Cotas: e se o resultado fosse diferente?

Uma pesquisa realizada pelo Programa de Ações Afirmativas da Universidade Federal de Sergipe revelou que não há disparidade entre os estudantes cotistas e os não-cotistas quando o assunto é desempenho acadêmico. Pelo contrário, os estudantes cotistas têm praticamente a mesma média avaliativa dos não-cotistas e, além disso, são os que menos abandonam os cursos e menos faltam às aulas.

Os dados relativos às cotas na UFS estão em sintonia com a realidade nacional das pesquisas sobre cotas na educação pública, divulgada no início do mês pela Revista Istoé. Em todos os estados analisados os resultados foram os mesmos: não há diferença no desempenho acadêmico entre cotistas e não-cotistas; e os estudantes cotistas não abandonam tão facilmente à universidade e quando abandonam o motivo é a ausência de uma política de permanência e assitência estudantil e não o baixo rendimento discente.

O resultado – tanto local quanto em nível nacional – contraria os argumentos de que a política de cotas acarretaria uma série de problemas para a educação superior pública, como o rebaixamento da qualidade do ensino e o aumento nas reprovações e desistências.

As pesquisas reforçam, sem dúvida, a importância da política de cotas para o acesso da população negra e pobre à universidade pública. Reforçam o discurso dos que defendem a adoção de cotas como um instrumento que contribui para a redução do abismo econômico, político e social que distancia brancos e negros no Brasil.

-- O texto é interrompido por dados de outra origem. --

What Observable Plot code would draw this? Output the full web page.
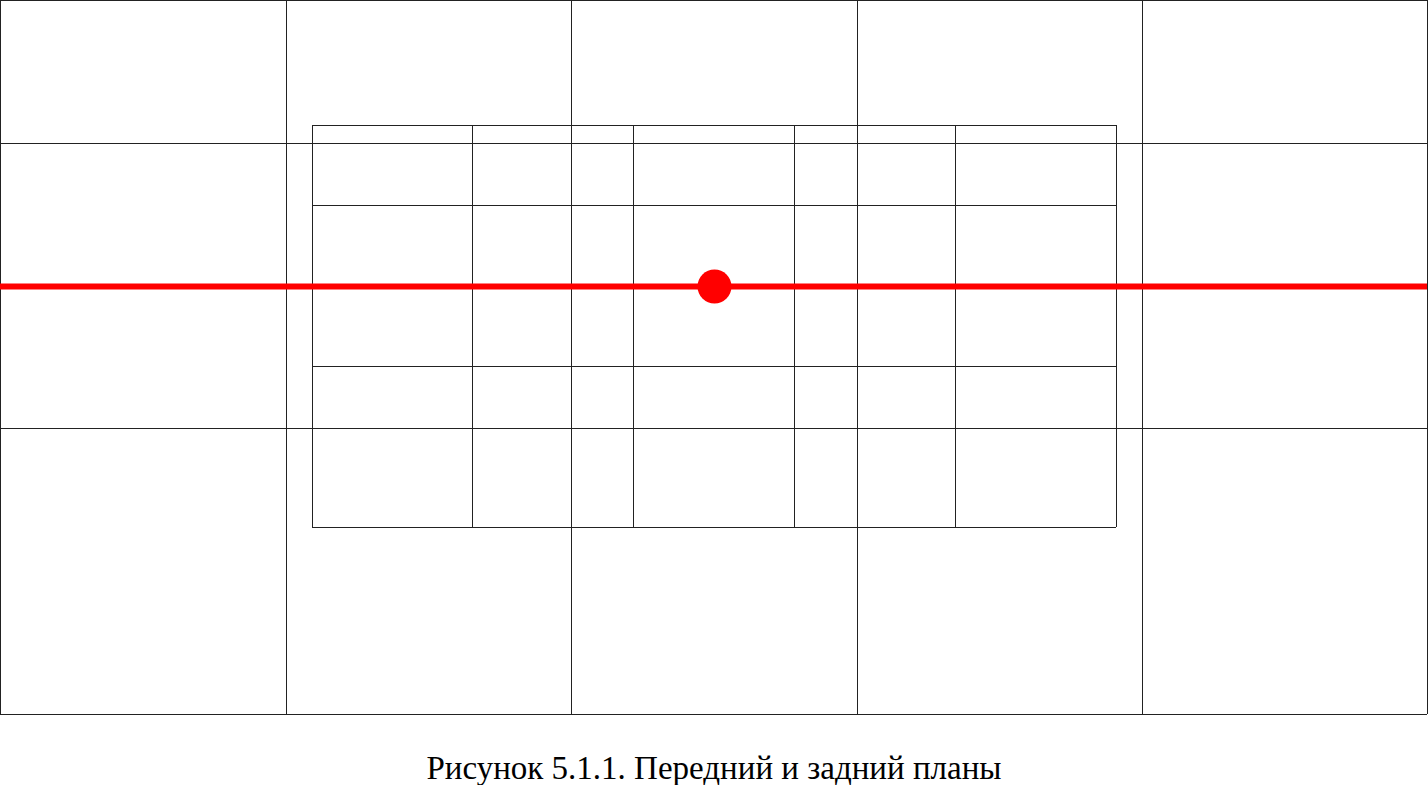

Mas num momento de avaliações da política de cotas, surgem questionamentos: e se o resultado fossse diferente? E se o resultado apontasse que os estudantes cotistas não conseguem acompanhar o ritmo acadêmico? E se o resultado revelasse que houve uma queda na qualidade do ensino? Se essas teses se confirmassem seria motivo para não defender o sistema de cotas?

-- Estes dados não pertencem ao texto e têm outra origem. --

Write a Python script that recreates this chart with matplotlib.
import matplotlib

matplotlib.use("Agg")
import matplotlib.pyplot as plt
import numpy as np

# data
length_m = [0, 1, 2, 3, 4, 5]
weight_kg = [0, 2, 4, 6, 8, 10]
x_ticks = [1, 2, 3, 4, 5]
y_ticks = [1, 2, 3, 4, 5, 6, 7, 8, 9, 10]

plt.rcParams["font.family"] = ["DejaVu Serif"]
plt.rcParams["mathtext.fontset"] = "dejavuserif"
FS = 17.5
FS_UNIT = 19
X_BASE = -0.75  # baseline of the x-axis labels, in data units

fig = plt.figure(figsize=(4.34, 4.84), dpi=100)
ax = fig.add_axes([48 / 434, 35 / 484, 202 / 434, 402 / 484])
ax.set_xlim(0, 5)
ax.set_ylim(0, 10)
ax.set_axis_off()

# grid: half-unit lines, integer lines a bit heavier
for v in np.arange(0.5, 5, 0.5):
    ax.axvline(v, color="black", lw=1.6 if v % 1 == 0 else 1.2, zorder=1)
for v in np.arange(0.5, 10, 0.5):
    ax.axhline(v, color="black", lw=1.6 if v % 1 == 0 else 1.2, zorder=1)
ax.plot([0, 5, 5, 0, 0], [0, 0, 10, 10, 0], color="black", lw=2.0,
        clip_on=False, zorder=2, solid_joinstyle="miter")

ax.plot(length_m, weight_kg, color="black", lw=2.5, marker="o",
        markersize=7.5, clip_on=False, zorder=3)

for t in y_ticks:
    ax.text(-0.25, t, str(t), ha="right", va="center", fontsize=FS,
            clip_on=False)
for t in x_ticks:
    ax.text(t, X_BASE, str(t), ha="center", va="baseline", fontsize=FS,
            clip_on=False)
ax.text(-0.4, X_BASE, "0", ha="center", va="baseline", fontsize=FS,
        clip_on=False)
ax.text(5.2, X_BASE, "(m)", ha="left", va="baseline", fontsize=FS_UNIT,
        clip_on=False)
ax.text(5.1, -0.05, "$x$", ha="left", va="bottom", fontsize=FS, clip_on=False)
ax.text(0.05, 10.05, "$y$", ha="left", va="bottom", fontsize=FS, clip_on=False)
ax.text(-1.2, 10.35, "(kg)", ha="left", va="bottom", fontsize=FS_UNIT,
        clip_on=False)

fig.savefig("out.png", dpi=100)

Não. A política de cotas não deve ter a sua aceitação e implementação a partir das avaliações dos rendimentos dos estudantes que entram através desse sistema, afinal desempenho é algo que pode mudar de um período para outro, por uma série de fatores e condições.

As cotas raciais e sociais devem ser garantidas, acima de tudo, porque compõem a necessária política de reparação histórica, porque atacam a desigualdade racial e social, que ainda separa negros e brancos em nosso país.

As cotas raciais e sociais na educação pública devem ser garantidas porque contribuem para transformar a realidade da própria universidade pública brasileira, em que menos de 1% dos professores são negros.

As cotas raciais e sociais na educação pública devem ser garantidas porque contribuem para transformar a face da pesquisa e da ciência no Brasil, que ainda é majoritariamente branca, como ficou comprovado no livro comemorativo dos 50 anos da Sociedade Brasileira para o Progresso da Ciência, com 61 pesquisadores, em que apenas um era negro (o géografo Milton Santos, já falecido).

As cotas raciais e sociais na educação pública devem ser garantidas porque contribuem para combater a desigualdade no mundo do trabalho, em que os brancos têm salário médio de R$ 1.850, enquanto os negros de R$ 850. Devem ser garantidas porque contribuem para combater a desigualdade que garante às mulheres negras apenas 30% do salário que homens brancos recebem, ocupando a mesma função.

Enfim, as cotas raciais e sociais devem ser garantidas porque são um mecanismo para reparar a opressão histórica ao povo negro, herança dos quase quatro séculos de escravidão. Escravidão que foi abolida oficialmente, mas que ainda permanece no mundo do trabalho e no tratamento dado pela polícia aos moradores das favelas e periferias. Escravidão que é refletida e reforçada nos programas televisivos que colocam negros e pobres, apenas por serem negros e pobres, como bandidos.

Por isso, a avaliação de que os estudantes cotistas estão no mesmo patamar ou acima dos estudantes não-cotistas é um tapa na cara dos que acreditavam que as cotas comprometeriam a qualidade da educação superior pública. É um tapa na cara da elite branca brasileira, que vê a sua hegemonia ameaçada pela entrada de negros e pobres nas universidades. Porém, independente das avaliações numéricas, o fundamental é defender a política de cotas pelo que ela representa em termos de superação de uma história passada e presente de humilhação, de desigualdade e de opressão.